I want to let all of you know that I have openly wept about my gender identity. The confusion I have dealt with throughout the years and the continual skepticism from my family did not help matters, and there would be times I would be crying in my fiancée's arms, wondering aloud why I couldn't just be happy with identifying as simply a cisgendered masculine woman. I wanted it to be simple, but it wasn't. And this student reminded me that just because things aren't simple, that doesn't mean that they're bad.

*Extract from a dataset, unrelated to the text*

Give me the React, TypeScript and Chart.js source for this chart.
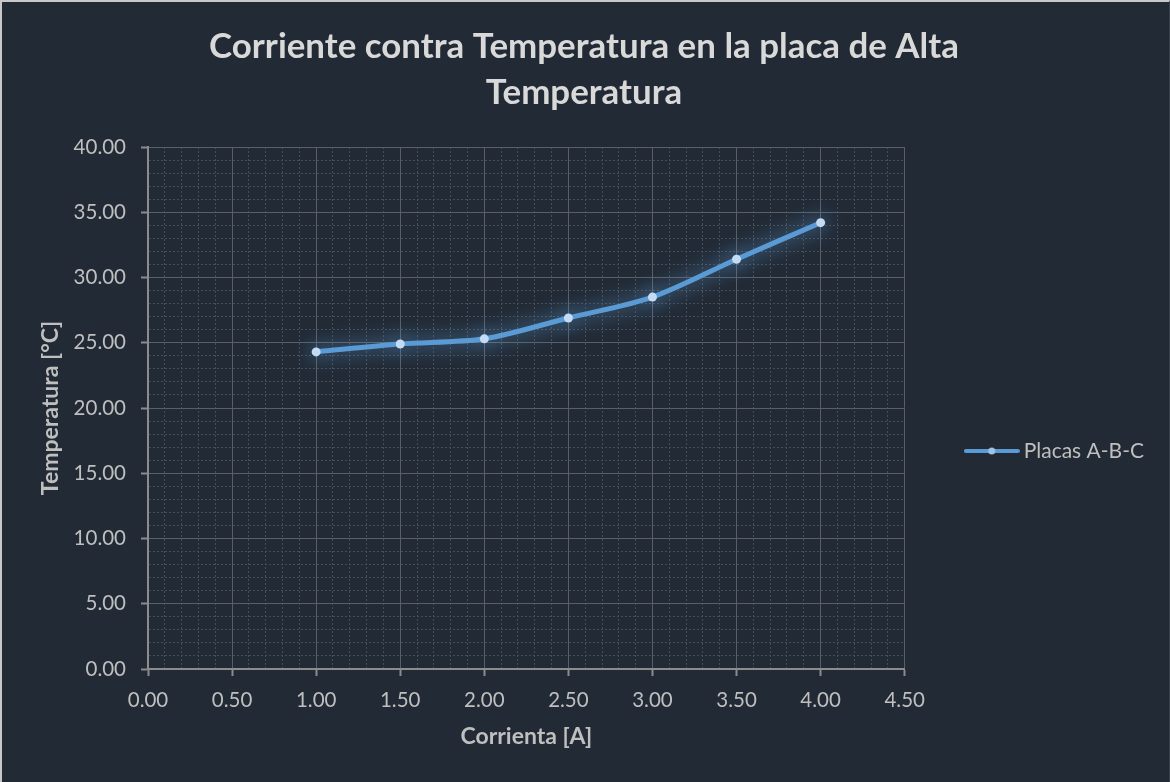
import React, { useEffect, useRef } from "react";
import { Chart, registerables } from "chart.js";

Chart.register(...registerables);

const corriente = [1.0, 1.5, 2.0, 2.5, 3.0, 3.5, 4.0];
const temperatura = [24.3, 24.9, 25.3, 26.9, 28.5, 31.4, 34.2];
const seriesName = "Placas A-B-C";
const titleLines = ["Corriente contra Temperatura en la placa de Alta", "Temperatura"];
const xTitle = "Corrienta [A]";
const yTitle = "Temperatura [°C]";

const BG = "#222a35";
const FONT = "Lato";

function makeLegendImage(): HTMLCanvasElement {
  const c = document.createElement("canvas");
  c.width = 56;
  c.height = 12;
  const g = c.getContext("2d")!;
  g.strokeStyle = "#5b9bd5";
  g.lineWidth = 4;
  g.lineCap = "round";
  g.beginPath();
  g.moveTo(2, 6);
  g.lineTo(54, 6);
  g.stroke();
  g.fillStyle = "#9dc3e6";
  g.beginPath();
  g.arc(28, 6, 3.5, 0, Math.PI * 2);
  g.fill();
  return c;
}

const glowPlugin = {
  id: "glow",
  beforeDatasetDraw(chart: any) {
    const ctx = chart.ctx;
    ctx.save();
    ctx.shadowColor = "rgba(91,155,213,1)";
    ctx.shadowBlur = 20;
  },
  afterDatasetDraw(chart: any) {
    chart.ctx.restore();
  },
};

const isMajorX = (v: number) => Math.round(v * 10) % 5 === 0;
const isMajorY = (v: number) => Math.round(v) % 5 === 0;

export default function App() {
  const ref = useRef<HTMLCanvasElement>(null);
  useEffect(() => {
    const legendImg = makeLegendImage();
    const chart = new Chart(ref.current!, {
      type: "line",
      data: {
        datasets: [
          {
            label: seriesName,
            data: corriente.map((x, i) => ({ x, y: temperatura[i] })),
            borderColor: "#5b9bd5",
            backgroundColor: "#5b9bd5",
            borderWidth: 5,
            tension: 0.3,
            pointRadius: 4.5,
            pointBackgroundColor: "#c4dcf3",
            pointBorderWidth: 0,
            fill: false,
          },
        ],
      },
      options: {
        responsive: false,
        animation: false,
        maintainAspectRatio: false,
        layout: { padding: { left: 14, right: 16, top: 0, bottom: 0 } },
        plugins: {
          tooltip: { enabled: false },
          title: {
            display: true,
            text: titleLines,
            color: "#d9d9d9",
            font: { family: FONT, size: 34.9, weight: "bold", lineHeight: "46px" },
            padding: { top: 24, bottom: 31 },
          },
          legend: {
            position: "right",
            fullSize: false,
            title: { display: true, text: "", padding: { top: 0, bottom: 74 }, font: { size: 10, lineHeight: "12px" } },
            labels: {
              color: "#bfbfbf",
              font: { family: FONT, size: 21 },
              usePointStyle: true,
              pointStyleWidth: 43,
              padding: 65.5,
              generateLabels: (ch: any) =>
                (Chart.defaults.plugins.legend.labels.generateLabels as any)(ch).map((l: any) => ({
                  ...l,
                  pointStyle: legendImg,
                })),
            },
          },
        },
        scales: {
          x: {
            type: "linear",
            min: 0,
            max: 4.5,
            afterFit: (s: any) => {
              s.height = 113;
            },
            ticks: {
              stepSize: 0.1,
              autoSkip: false,
              maxRotation: 0,
              color: "#bfbfbf",
              font: { family: FONT, size: 20.5 },
              padding: 12,
              callback: (v: any) => (isMajorX(Number(v)) ? Number(v).toFixed(2) : ""),
            },
            grid: {
              color: (c: any) => (c.tick && isMajorX(c.tick.value) ? "#5a5f67" : "#474d57"),
              lineWidth: 1,
              tickLength: 7,
              tickWidth: 2,
              tickColor: (c: any) => (c.tick && isMajorX(c.tick.value) ? "#8c8c8c" : "rgba(0,0,0,0)"),
            },
            border: {
              color: "#8c8c8c",
              width: 2,
              dash: (c: any) => (c.tick && !isMajorX(c.tick.value) ? [2, 2] : []),
            },
            title: {
              display: true,
              text: xTitle,
              color: "#bfbfbf",
              font: { family: FONT, size: 23, weight: "bold", lineHeight: 1.2 },
              padding: { top: 0, bottom: 31.2 },
            },
          },
          y: {
            type: "linear",
            min: 0,
            max: 40,
            afterFit: (s: any) => {
              s.width = 134;
            },
            ticks: {
              stepSize: 1,
              autoSkip: false,
              color: "#bfbfbf",
              font: { family: FONT, size: 20.5 },
              padding: 15,
              callback: (v: any) => (isMajorY(Number(v)) ? Number(v).toFixed(2) : ""),
            },
            grid: {
              color: (c: any) => (c.tick && isMajorY(c.tick.value) ? "#5a5f67" : "#474d57"),
              lineWidth: 1,
              tickLength: 7,
              tickWidth: 2,
              tickColor: (c: any) => (c.tick && isMajorY(c.tick.value) ? "#8c8c8c" : "rgba(0,0,0,0)"),
            },
            border: {
              color: "#8c8c8c",
              width: 2,
              dash: (c: any) => (c.tick && !isMajorY(c.tick.value) ? [2, 2] : []),
            },
            title: {
              display: true,
              text: yTitle,
              color: "#bfbfbf",
              font: { family: FONT, size: 23, weight: "bold", lineHeight: 1.2 },
              padding: { top: 23.2, bottom: 0 },
            },
          },
        },
      } as any,
      plugins: [glowPlugin],
    });
    return () => chart.destroy();
  }, []);

  return (
    <div style={{ position: "fixed", left: 0, top: 0, width: 1170, height: 782, background: BG }}>
      <canvas ref={ref} width={1170} height={782} style={{ display: "block", width: 1170, height: 782 }} />
      <div
        style={{
          position: "absolute",
          left: 0,
          top: 0,
          width: 1170,
          height: 782,
          boxSizing: "border-box",
          borderTop: "2px solid #c8c8c8",
          borderLeft: "2px solid #c8c8c8",
          borderRight: "1px solid #3a414c",
          pointerEvents: "none",
        }}
      />
    </div>
  );
}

I owe the youth of the world today a lot for their honesty and audacity to be themselves. Yes, they're fortunate to live in an age where you can get married regardless of your sexual orientation and people are more open and tolerant than ever, but there are still a lot more problems to tackle. There's still discrimination and massive transphobia and violence and hate and all these hurdles that we still have to deal with, and yet people are still coming out. They're coming out as gay or bi or trans or non-binary or genderqueer or asexual and it's just one of the most amazing things to witness. It's getting to the point in which coming out as gay at the age of twenty-one and as genderfluid at the age of twenty-five seems like you took forever to do it! It wasn't like that when I was a teen. Not back as recently as the early 2000s.

This whole week reminded me that the students aren't the only ones learning from me - I'm also learning from them. And I hope that remains a pattern that continues in both my work and my relationships with others. I am finally living an almost fully open life, both sexual orientation-wise and gender identity-wise, and I am getting closer and closer to feeling like I can be myself at all times. It's a journey, but if one high schooler can do it, so can I.

Have a great night and a great weekend, everyone.